━━━ Source records

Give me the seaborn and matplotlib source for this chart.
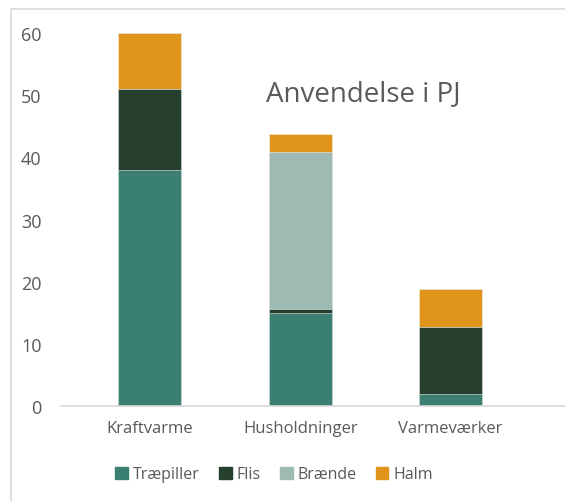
import matplotlib.pyplot as plt
import matplotlib.patches as mpatches
import seaborn as sns
import pandas as pd
import numpy as np

categories = ["Kraftvarme", "Husholdninger", "Varmeværker"]
series_names = ["Træpiller", "Flis", "Brænde", "Halm"]
traepiller = [38, 14.9, 1.9]
flis = [13, 0.8, 10.9]
braende = [0, 25.1, 0]
halm = [9, 3, 6.1]
colors = ["#3A7F71", "#273F2F", "#9DBBB3", "#E0951A"]

sns.set_style("white")
plt.rcParams["font.family"] = ["Open Sans", "DejaVu Sans"]

values = np.array([traepiller, flis, braende, halm])
cum = values.cumsum(axis=0)

fig = plt.figure(figsize=(5.65, 5.02), dpi=100)
ax = fig.add_axes([0.108, 0.189, 0.892, 0.743])

# stacked bars: draw cumulative totals from the top layer down
for i in reversed(range(len(series_names))):
    df = pd.DataFrame({"kategori": categories, "vaerdi": cum[i]})
    sns.barplot(data=df, x="kategori", y="vaerdi", color=colors[i],
                width=0.42, saturation=1, ax=ax, edgecolor="#E8EEEC", linewidth=0.4)

ax.set_ylim(0, 60)
ax.set_xlim(-0.59, 2.76)
ax.set_yticks([0, 10, 20, 30, 40, 50, 60])
ax.set_xlabel("")
ax.set_ylabel("")
ax.tick_params(axis="both", length=0, labelsize=12, colors="#595959")
ax.tick_params(axis="y", pad=14, labelsize=13)
ax.tick_params(axis="x", pad=10)
for s in ["top", "right", "left"]:
    ax.spines[s].set_visible(False)
ax.spines["bottom"].set_color("#D9D9D9")
ax.spines["bottom"].set_linewidth(1.2)

ax.text(1.42, 50.3, "Anvendelse i PJ", fontsize=20, color="#595959", ha="center", va="center")

handles = [mpatches.Patch(color=c, label=n) for c, n in zip(colors, series_names)]
fig.legend(handles=handles, loc="center", bbox_to_anchor=(0.485, 0.053), ncol=4,
           frameon=False, fontsize=11.5, handlelength=0.8, handleheight=0.8,
           handletextpad=0.3, columnspacing=1.2, labelcolor="#595959")

fig.add_artist(mpatches.Rectangle((11 / 565, -0.01), 1.0, 1 - 10 / 502 + 0.01,
                                  transform=fig.transFigure, fill=False,
                                  edgecolor="#D9D9D9", linewidth=1.2))

fig.savefig("out.png", dpi=100)
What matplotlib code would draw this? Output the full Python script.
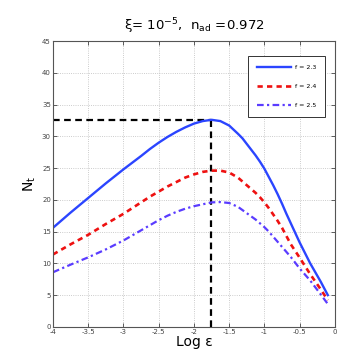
import matplotlib
matplotlib.use('Agg')
import matplotlib.pyplot as plt

# log epsilon grid and N_t curves
LOG_EPS = [-4, -3.75, -3.5, -3.25, -3, -2.75, -2.625, -2.5, -2.375, -2.25,
           -2.125, -2.0, -1.875, -1.75, -1.625, -1.5, -1.375, -1.3125, -1.25,
           -1.1875, -1.125, -1.0625, -1.0, -0.9375, -0.875, -0.8125, -0.75,
           -0.6875, -0.625, -0.5, -0.35, -0.2, -0.1]
NT_23 = [15.6, 18.0, 20.3, 22.6, 24.8, 26.9, 28.0, 29.0, 29.9, 30.7,
         31.4, 32.0, 32.4, 32.6, 32.4, 31.7, 30.4, 29.7, 28.8,
         27.9, 27.0, 26.0, 24.9, 23.6, 22.3, 20.9, 19.4,
         17.8, 16.3, 13.3, 10.0, 7.1, 5.0]
NT_24 = [11.4, 13.0, 14.5, 16.2, 17.8, 19.6, 20.5, 21.3, 22.1, 22.8,
         23.5, 24.0, 24.4, 24.6, 24.6, 24.3, 23.5, 22.9, 22.3,
         21.7, 21.1, 20.4, 19.6, 18.7, 17.7, 16.7, 15.6,
         14.3, 13.0, 10.9, 8.3, 5.9, 4.2]
NT_25 = [8.6, 9.8, 10.95, 12.2, 13.6, 15.2, 16.0, 16.8, 17.5, 18.1,
         18.6, 19.0, 19.3, 19.6, 19.65, 19.5, 18.9, 18.4, 17.9,
         17.4, 16.9, 16.3, 15.7, 15.0, 14.2, 13.4, 12.6,
         11.8, 11.0, 9.2, 7.3, 5.1, 3.6]
LABELS = ['f = 2.3', 'f = 2.4', 'f = 2.5']
PEAK_X, PEAK_Y = -1.76, 32.6

XTICKS = [-4, -3.5, -3, -2.5, -2, -1.5, -1, -0.5, 0]
YTICKS = [0, 5, 10, 15, 20, 25, 30, 35, 40, 45]


fig = plt.figure(figsize=(3.51, 3.6), dpi=100)
ax = fig.add_axes([0.151, 0.092, 0.803, 0.794])

ax.plot([-4, PEAK_X], [PEAK_Y, PEAK_Y], color='black', ls=(0, (3, 2)), lw=1.6)
ax.plot([PEAK_X, PEAK_X], [0, PEAK_Y], color='black', ls=(0, (3, 2)), lw=1.6)

ax.plot(LOG_EPS, NT_23, color='#2b45ff', ls='-', lw=1.7, label=LABELS[0])
ax.plot(LOG_EPS, NT_24, color='#ee1111', ls=(0, (2, 1.6)), lw=1.9, label=LABELS[1])
ax.plot(LOG_EPS, NT_25, color='#5a3cff', ls=(0, (3, 1.5, 1, 1.5)), lw=1.6,
        label=LABELS[2])

ax.set_xlim(-4, 0)
ax.set_ylim(0, 45)
ax.set_xticks(XTICKS)
ax.set_xticklabels(['-4', '-3.5', '-3', '-2.5', '-2', '-1.5', '-1', '-0.5', '0'])
ax.set_yticks(YTICKS)
ax.tick_params(direction='in', length=3, width=0.6, labelsize=5,
               colors='#444444', top=True, right=True, pad=1.5)
for sp in ax.spines.values():
    sp.set_color('#555555')
    sp.set_linewidth(0.8)
ax.grid(True, color='#bbbbbb', ls=':', lw=0.6)

ax.set_xlabel('Log \u03b5', fontsize=10, labelpad=0)
ax.set_ylabel('N$_\\mathrm{t}$', fontsize=10, rotation=90, labelpad=3)
ax.set_title('\u03be= 10$^{-5}$,  n$_\\mathrm{ad}$ =0.972', fontsize=9.5, pad=8)

leg = ax.legend(loc='upper right', bbox_to_anchor=(0.975, 0.96), fontsize=4.5,
                handlelength=5.5, handletextpad=0.5, labelspacing=2.2,
                borderpad=1.4, fancybox=False, framealpha=1, edgecolor='#333333')
leg.get_frame().set_linewidth(0.7)

fig.savefig('out.png', dpi=100)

━━━━━━

• Problem description:
Reproduce the data above in full, exactly as it is, with the pictures left out.

• Solution to the problem:
Give me the seaborn and matplotlib source for this chart.
import matplotlib.pyplot as plt
import matplotlib.patches as mpatches
import seaborn as sns
import pandas as pd
import numpy as np

categories = ["Kraftvarme", "Husholdninger", "Varmeværker"]
series_names = ["Træpiller", "Flis", "Brænde", "Halm"]
traepiller = [38, 14.9, 1.9]
flis = [13, 0.8, 10.9]
braende = [0, 25.1, 0]
halm = [9, 3, 6.1]
colors = ["#3A7F71", "#273F2F", "#9DBBB3", "#E0951A"]

sns.set_style("white")
plt.rcParams["font.family"] = ["Open Sans", "DejaVu Sans"]

values = np.array([traepiller, flis, braende, halm])
cum = values.cumsum(axis=0)

fig = plt.figure(figsize=(5.65, 5.02), dpi=100)
ax = fig.add_axes([0.108, 0.189, 0.892, 0.743])

# stacked bars: draw cumulative totals from the top layer down
for i in reversed(range(len(series_names))):
    df = pd.DataFrame({"kategori": categories, "vaerdi": cum[i]})
    sns.barplot(data=df, x="kategori", y="vaerdi", color=colors[i],
                width=0.42, saturation=1, ax=ax, edgecolor="#E8EEEC", linewidth=0.4)

ax.set_ylim(0, 60)
ax.set_xlim(-0.59, 2.76)
ax.set_yticks([0, 10, 20, 30, 40, 50, 60])
ax.set_xlabel("")
ax.set_ylabel("")
ax.tick_params(axis="both", length=0, labelsize=12, colors="#595959")
ax.tick_params(axis="y", pad=14, labelsize=13)
ax.tick_params(axis="x", pad=10)
for s in ["top", "right", "left"]:
    ax.spines[s].set_visible(False)
ax.spines["bottom"].set_color("#D9D9D9")
ax.spines["bottom"].set_linewidth(1.2)

ax.text(1.42, 50.3, "Anvendelse i PJ", fontsize=20, color="#595959", ha="center", va="center")

handles = [mpatches.Patch(color=c, label=n) for c, n in zip(colors, series_names)]
fig.legend(handles=handles, loc="center", bbox_to_anchor=(0.485, 0.053), ncol=4,
           frameon=False, fontsize=11.5, handlelength=0.8, handleheight=0.8,
           handletextpad=0.3, columnspacing=1.2, labelcolor="#595959")

fig.add_artist(mpatches.Rectangle((11 / 565, -0.01), 1.0, 1 - 10 / 502 + 0.01,
                                  transform=fig.transFigure, fill=False,
                                  edgecolor="#D9D9D9", linewidth=1.2))

fig.savefig("out.png", dpi=100)
What matplotlib code would draw this? Output the full Python script.
import matplotlib
matplotlib.use('Agg')
import matplotlib.pyplot as plt

# log epsilon grid and N_t curves
LOG_EPS = [-4, -3.75, -3.5, -3.25, -3, -2.75, -2.625, -2.5, -2.375, -2.25,
           -2.125, -2.0, -1.875, -1.75, -1.625, -1.5, -1.375, -1.3125, -1.25,
           -1.1875, -1.125, -1.0625, -1.0, -0.9375, -0.875, -0.8125, -0.75,
           -0.6875, -0.625, -0.5, -0.35, -0.2, -0.1]
NT_23 = [15.6, 18.0, 20.3, 22.6, 24.8, 26.9, 28.0, 29.0, 29.9, 30.7,
         31.4, 32.0, 32.4, 32.6, 32.4, 31.7, 30.4, 29.7, 28.8,
         27.9, 27.0, 26.0, 24.9, 23.6, 22.3, 20.9, 19.4,
         17.8, 16.3, 13.3, 10.0, 7.1, 5.0]
NT_24 = [11.4, 13.0, 14.5, 16.2, 17.8, 19.6, 20.5, 21.3, 22.1, 22.8,
         23.5, 24.0, 24.4, 24.6, 24.6, 24.3, 23.5, 22.9, 22.3,
         21.7, 21.1, 20.4, 19.6, 18.7, 17.7, 16.7, 15.6,
         14.3, 13.0, 10.9, 8.3, 5.9, 4.2]
NT_25 = [8.6, 9.8, 10.95, 12.2, 13.6, 15.2, 16.0, 16.8, 17.5, 18.1,
         18.6, 19.0, 19.3, 19.6, 19.65, 19.5, 18.9, 18.4, 17.9,
         17.4, 16.9, 16.3, 15.7, 15.0, 14.2, 13.4, 12.6,
         11.8, 11.0, 9.2, 7.3, 5.1, 3.6]
LABELS = ['f = 2.3', 'f = 2.4', 'f = 2.5']
PEAK_X, PEAK_Y = -1.76, 32.6

XTICKS = [-4, -3.5, -3, -2.5, -2, -1.5, -1, -0.5, 0]
YTICKS = [0, 5, 10, 15, 20, 25, 30, 35, 40, 45]


fig = plt.figure(figsize=(3.51, 3.6), dpi=100)
ax = fig.add_axes([0.151, 0.092, 0.803, 0.794])

ax.plot([-4, PEAK_X], [PEAK_Y, PEAK_Y], color='black', ls=(0, (3, 2)), lw=1.6)
ax.plot([PEAK_X, PEAK_X], [0, PEAK_Y], color='black', ls=(0, (3, 2)), lw=1.6)

ax.plot(LOG_EPS, NT_23, color='#2b45ff', ls='-', lw=1.7, label=LABELS[0])
ax.plot(LOG_EPS, NT_24, color='#ee1111', ls=(0, (2, 1.6)), lw=1.9, label=LABELS[1])
ax.plot(LOG_EPS, NT_25, color='#5a3cff', ls=(0, (3, 1.5, 1, 1.5)), lw=1.6,
        label=LABELS[2])

ax.set_xlim(-4, 0)
ax.set_ylim(0, 45)
ax.set_xticks(XTICKS)
ax.set_xticklabels(['-4', '-3.5', '-3', '-2.5', '-2', '-1.5', '-1', '-0.5', '0'])
ax.set_yticks(YTICKS)
ax.tick_params(direction='in', length=3, width=0.6, labelsize=5,
               colors='#444444', top=True, right=True, pad=1.5)
for sp in ax.spines.values():
    sp.set_color('#555555')
    sp.set_linewidth(0.8)
ax.grid(True, color='#bbbbbb', ls=':', lw=0.6)

ax.set_xlabel('Log \u03b5', fontsize=10, labelpad=0)
ax.set_ylabel('N$_\\mathrm{t}$', fontsize=10, rotation=90, labelpad=3)
ax.set_title('\u03be= 10$^{-5}$,  n$_\\mathrm{ad}$ =0.972', fontsize=9.5, pad=8)

leg = ax.legend(loc='upper right', bbox_to_anchor=(0.975, 0.96), fontsize=4.5,
                handlelength=5.5, handletextpad=0.5, labelspacing=2.2,
                borderpad=1.4, fancybox=False, framealpha=1, edgecolor='#333333')
leg.get_frame().set_linewidth(0.7)

fig.savefig('out.png', dpi=100)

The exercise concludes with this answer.